### Task goal
Retype, please, the listing from its opening line through the line that contains "1.0153,1.0162,1.0160,1.0163,1.0163,1.0160];", both included, without the pictures.

**** Supplied material

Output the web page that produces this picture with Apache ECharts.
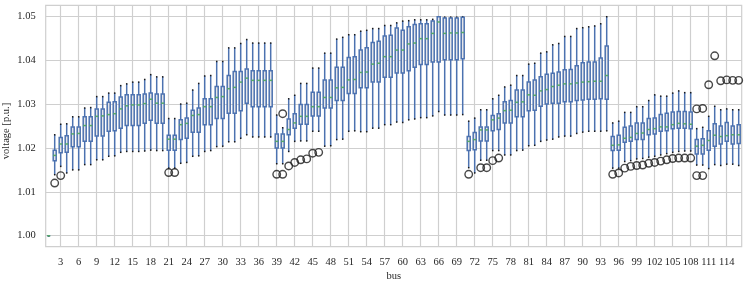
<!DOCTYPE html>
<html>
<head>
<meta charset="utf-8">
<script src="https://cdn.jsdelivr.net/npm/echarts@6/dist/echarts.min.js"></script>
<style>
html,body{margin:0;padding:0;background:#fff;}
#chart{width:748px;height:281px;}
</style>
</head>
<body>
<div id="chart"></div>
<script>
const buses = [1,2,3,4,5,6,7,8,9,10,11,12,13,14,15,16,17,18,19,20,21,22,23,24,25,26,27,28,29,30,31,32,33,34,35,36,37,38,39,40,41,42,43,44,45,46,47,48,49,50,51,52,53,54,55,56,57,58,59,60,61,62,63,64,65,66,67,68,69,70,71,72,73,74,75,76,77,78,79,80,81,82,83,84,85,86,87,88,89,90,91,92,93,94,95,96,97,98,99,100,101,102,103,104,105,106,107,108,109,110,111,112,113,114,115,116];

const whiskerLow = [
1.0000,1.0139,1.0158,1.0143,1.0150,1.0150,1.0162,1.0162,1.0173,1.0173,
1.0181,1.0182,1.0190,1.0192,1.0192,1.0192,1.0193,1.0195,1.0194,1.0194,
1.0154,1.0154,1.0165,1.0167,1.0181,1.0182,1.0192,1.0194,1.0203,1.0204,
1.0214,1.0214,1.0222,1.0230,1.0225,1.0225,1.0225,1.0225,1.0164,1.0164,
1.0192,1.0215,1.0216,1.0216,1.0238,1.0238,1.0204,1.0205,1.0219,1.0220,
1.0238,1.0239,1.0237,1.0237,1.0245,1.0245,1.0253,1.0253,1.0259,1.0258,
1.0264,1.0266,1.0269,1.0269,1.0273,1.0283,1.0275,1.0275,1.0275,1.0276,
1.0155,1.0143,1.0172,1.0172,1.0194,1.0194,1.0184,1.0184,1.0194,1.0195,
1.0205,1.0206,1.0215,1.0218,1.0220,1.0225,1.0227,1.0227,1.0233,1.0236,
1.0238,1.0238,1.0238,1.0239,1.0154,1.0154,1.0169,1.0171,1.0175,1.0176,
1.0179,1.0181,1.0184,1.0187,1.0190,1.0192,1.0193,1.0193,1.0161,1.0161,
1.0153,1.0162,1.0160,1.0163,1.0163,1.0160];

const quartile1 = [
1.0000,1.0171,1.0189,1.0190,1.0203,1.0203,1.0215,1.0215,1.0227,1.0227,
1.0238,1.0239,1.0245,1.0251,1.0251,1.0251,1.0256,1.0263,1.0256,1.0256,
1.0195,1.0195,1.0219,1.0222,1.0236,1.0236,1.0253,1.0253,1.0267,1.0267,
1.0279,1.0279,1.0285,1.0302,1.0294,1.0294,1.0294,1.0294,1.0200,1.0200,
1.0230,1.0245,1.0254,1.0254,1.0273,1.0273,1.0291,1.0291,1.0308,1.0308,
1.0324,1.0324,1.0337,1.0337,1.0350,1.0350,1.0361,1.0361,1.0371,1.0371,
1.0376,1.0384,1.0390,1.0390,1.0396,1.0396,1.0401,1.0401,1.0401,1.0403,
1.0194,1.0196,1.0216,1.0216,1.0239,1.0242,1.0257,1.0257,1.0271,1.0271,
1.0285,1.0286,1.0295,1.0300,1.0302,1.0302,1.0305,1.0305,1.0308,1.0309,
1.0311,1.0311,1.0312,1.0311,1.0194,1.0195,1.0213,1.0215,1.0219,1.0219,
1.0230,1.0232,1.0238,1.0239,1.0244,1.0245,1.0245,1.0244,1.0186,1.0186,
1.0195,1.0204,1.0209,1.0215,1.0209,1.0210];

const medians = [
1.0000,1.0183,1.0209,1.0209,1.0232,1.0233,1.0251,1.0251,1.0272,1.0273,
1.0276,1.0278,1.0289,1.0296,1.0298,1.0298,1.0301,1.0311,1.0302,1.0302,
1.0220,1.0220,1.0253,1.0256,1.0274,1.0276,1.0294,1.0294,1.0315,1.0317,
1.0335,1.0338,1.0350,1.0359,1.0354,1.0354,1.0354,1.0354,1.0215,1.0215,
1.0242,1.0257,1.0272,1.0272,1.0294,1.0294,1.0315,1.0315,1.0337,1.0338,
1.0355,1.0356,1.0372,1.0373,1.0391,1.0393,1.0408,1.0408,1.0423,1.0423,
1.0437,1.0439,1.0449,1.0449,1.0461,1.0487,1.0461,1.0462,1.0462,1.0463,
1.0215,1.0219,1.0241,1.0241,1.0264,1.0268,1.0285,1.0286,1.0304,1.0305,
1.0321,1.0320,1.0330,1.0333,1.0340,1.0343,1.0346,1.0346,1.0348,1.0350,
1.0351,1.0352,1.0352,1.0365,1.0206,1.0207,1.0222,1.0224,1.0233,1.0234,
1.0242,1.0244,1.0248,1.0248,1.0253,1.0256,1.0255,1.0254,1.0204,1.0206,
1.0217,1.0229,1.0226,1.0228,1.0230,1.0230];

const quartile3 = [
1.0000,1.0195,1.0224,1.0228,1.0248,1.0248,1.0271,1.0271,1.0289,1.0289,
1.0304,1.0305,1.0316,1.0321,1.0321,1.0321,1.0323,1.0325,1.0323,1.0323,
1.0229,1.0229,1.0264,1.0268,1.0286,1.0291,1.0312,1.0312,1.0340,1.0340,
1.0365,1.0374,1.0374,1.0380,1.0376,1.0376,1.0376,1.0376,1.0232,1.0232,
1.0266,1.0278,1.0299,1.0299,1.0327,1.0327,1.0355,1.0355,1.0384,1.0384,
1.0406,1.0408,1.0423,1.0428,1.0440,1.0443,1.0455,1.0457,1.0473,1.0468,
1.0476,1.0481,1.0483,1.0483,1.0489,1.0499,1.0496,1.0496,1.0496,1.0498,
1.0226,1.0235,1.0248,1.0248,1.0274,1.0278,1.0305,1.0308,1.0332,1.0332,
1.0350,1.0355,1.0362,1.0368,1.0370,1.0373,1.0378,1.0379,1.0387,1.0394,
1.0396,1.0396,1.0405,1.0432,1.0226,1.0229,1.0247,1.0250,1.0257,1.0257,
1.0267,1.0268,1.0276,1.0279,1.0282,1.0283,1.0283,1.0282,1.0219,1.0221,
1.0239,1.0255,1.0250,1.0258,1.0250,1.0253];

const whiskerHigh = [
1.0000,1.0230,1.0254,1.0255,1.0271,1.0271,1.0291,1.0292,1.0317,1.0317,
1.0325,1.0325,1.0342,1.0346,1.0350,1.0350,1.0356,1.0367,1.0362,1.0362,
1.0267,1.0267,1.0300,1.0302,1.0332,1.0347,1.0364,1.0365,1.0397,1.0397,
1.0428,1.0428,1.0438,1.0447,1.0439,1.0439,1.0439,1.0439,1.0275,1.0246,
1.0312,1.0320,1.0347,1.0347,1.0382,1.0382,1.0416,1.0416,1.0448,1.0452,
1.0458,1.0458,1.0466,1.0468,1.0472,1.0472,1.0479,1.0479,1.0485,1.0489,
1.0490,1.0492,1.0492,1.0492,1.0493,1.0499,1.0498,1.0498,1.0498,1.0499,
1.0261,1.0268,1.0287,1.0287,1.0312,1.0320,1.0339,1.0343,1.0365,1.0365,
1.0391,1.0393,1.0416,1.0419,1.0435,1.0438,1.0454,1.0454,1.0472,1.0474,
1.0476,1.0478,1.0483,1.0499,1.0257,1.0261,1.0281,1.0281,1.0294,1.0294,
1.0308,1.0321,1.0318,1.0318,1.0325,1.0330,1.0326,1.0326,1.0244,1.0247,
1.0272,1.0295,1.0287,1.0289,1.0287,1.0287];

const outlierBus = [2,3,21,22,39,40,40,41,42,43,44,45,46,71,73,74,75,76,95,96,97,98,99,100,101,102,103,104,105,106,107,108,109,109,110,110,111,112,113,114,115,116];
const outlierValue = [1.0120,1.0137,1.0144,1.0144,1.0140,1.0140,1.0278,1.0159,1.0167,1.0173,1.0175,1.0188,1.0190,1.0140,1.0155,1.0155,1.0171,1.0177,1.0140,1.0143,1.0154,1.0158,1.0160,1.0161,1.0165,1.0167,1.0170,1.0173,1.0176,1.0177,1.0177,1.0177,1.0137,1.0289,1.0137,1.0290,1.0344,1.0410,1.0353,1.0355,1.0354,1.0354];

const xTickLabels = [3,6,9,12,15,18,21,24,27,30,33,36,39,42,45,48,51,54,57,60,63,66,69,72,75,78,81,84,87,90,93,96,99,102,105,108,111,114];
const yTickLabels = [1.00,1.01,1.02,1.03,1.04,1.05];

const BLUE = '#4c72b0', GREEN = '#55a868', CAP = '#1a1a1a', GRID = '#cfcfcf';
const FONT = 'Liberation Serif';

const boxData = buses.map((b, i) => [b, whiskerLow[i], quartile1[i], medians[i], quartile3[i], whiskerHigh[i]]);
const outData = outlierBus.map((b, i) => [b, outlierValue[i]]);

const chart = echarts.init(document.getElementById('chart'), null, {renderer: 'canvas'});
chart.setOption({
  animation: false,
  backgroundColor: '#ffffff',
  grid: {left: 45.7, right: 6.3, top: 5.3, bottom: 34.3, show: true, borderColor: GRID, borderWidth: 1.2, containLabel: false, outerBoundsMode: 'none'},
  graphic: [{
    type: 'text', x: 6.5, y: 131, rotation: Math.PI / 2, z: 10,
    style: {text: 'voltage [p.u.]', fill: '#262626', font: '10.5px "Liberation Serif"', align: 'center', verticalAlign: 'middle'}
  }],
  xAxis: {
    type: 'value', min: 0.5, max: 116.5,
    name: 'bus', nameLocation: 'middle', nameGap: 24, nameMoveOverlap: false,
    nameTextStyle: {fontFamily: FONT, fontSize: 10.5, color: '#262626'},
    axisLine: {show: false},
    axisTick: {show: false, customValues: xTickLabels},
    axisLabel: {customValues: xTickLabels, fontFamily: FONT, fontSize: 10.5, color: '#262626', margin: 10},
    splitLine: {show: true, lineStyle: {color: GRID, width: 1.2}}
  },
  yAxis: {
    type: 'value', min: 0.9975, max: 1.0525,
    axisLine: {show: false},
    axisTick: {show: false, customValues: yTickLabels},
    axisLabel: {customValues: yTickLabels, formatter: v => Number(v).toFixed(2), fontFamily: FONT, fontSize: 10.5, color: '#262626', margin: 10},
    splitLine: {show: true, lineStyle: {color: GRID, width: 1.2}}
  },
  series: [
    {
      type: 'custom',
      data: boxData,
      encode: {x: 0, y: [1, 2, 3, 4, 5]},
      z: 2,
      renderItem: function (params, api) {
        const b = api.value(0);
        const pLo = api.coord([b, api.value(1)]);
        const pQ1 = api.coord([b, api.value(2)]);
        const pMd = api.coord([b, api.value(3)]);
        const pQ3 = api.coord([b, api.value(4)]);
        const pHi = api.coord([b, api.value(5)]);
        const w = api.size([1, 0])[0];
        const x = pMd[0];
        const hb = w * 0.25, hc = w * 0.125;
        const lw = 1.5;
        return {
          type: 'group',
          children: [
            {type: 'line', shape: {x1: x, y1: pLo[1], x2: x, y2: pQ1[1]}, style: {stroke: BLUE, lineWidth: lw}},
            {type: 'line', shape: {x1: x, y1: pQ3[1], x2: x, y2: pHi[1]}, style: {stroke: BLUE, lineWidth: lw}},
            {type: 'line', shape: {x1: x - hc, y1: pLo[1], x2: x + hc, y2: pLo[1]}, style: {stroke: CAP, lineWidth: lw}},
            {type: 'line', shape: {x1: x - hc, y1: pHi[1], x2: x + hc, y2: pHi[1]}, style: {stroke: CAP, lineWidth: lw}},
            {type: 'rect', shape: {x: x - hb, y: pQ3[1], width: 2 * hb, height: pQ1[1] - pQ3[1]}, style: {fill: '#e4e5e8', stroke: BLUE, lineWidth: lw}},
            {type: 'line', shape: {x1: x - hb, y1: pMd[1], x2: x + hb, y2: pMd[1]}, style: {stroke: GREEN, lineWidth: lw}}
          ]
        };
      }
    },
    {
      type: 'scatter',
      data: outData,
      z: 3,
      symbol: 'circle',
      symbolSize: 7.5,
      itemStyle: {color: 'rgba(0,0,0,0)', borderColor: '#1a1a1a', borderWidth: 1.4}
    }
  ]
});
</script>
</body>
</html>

********

### The result
Output the web page that produces this picture with Apache ECharts.
<!DOCTYPE html>
<html>
<head>
<meta charset="utf-8">
<script src="https://cdn.jsdelivr.net/npm/echarts@6/dist/echarts.min.js"></script>
<style>
html,body{margin:0;padding:0;background:#fff;}
#chart{width:748px;height:281px;}
</style>
</head>
<body>
<div id="chart"></div>
<script>
const buses = [1,2,3,4,5,6,7,8,9,10,11,12,13,14,15,16,17,18,19,20,21,22,23,24,25,26,27,28,29,30,31,32,33,34,35,36,37,38,39,40,41,42,43,44,45,46,47,48,49,50,51,52,53,54,55,56,57,58,59,60,61,62,63,64,65,66,67,68,69,70,71,72,73,74,75,76,77,78,79,80,81,82,83,84,85,86,87,88,89,90,91,92,93,94,95,96,97,98,99,100,101,102,103,104,105,106,107,108,109,110,111,112,113,114,115,116];

const whiskerLow = [
1.0000,1.0139,1.0158,1.0143,1.0150,1.0150,1.0162,1.0162,1.0173,1.0173,
1.0181,1.0182,1.0190,1.0192,1.0192,1.0192,1.0193,1.0195,1.0194,1.0194,
1.0154,1.0154,1.0165,1.0167,1.0181,1.0182,1.0192,1.0194,1.0203,1.0204,
1.0214,1.0214,1.0222,1.0230,1.0225,1.0225,1.0225,1.0225,1.0164,1.0164,
1.0192,1.0215,1.0216,1.0216,1.0238,1.0238,1.0204,1.0205,1.0219,1.0220,
1.0238,1.0239,1.0237,1.0237,1.0245,1.0245,1.0253,1.0253,1.0259,1.0258,
1.0264,1.0266,1.0269,1.0269,1.0273,1.0283,1.0275,1.0275,1.0275,1.0276,
1.0155,1.0143,1.0172,1.0172,1.0194,1.0194,1.0184,1.0184,1.0194,1.0195,
1.0205,1.0206,1.0215,1.0218,1.0220,1.0225,1.0227,1.0227,1.0233,1.0236,
1.0238,1.0238,1.0238,1.0239,1.0154,1.0154,1.0169,1.0171,1.0175,1.0176,
1.0179,1.0181,1.0184,1.0187,1.0190,1.0192,1.0193,1.0193,1.0161,1.0161,
1.0153,1.0162,1.0160,1.0163,1.0163,1.0160];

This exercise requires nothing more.